Nope. According to Paul Kane of the Washington Post, while Palin was mayor of Wasilla, she won $26.9 million in federal funds for the town of 6,700 people by hiring the law firm of

Robertson, Monagle & Eastaugh, an Anchorage-based law firm with close ties to Alaska’s most senior Republicans: Rep. Don Young and Sen. Ted Stevens, who was indicted in July on charges of accepting illegal gifts. The Wasilla account was handled by the former chief of staff to Stevens, Steven W. Silver, who is a partner in the firm.

So much for Palin’s claim to be a foe of earmarks. Last, Greg of Hermits Rock, who manages to be more dispassionate than I am, has a nice summary of how useless Palin will be to McCain the day after the election and how wretched her environmental policy is.

2 thoughts on “This Morning in Sarah Palin: Family Values Meltdown”

  1. you know, i think the environmental issue is an important one, politically as well as ethically.
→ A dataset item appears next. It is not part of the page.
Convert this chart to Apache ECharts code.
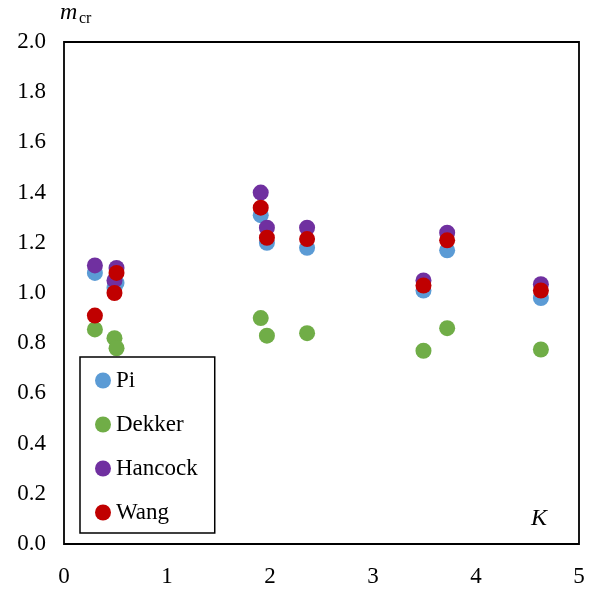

I think there's a lot of emphasis right now on the babygate business because people are wondering what the effect will be on the evangelical vote.

    But this is really a case in point re: your earlier column about how babygate is distracting us from the more powerful issues. Environmentalism, it seems, is one of the major issues fracturing the evangelical movement, and emphasizing that aspect of Palin's record will be important if the dems want to attract progressive evangelicals, who will NOT support ANWR drilling, etc. They will, however, support her decision to support her daughter. So let's not beat that drum overly loud.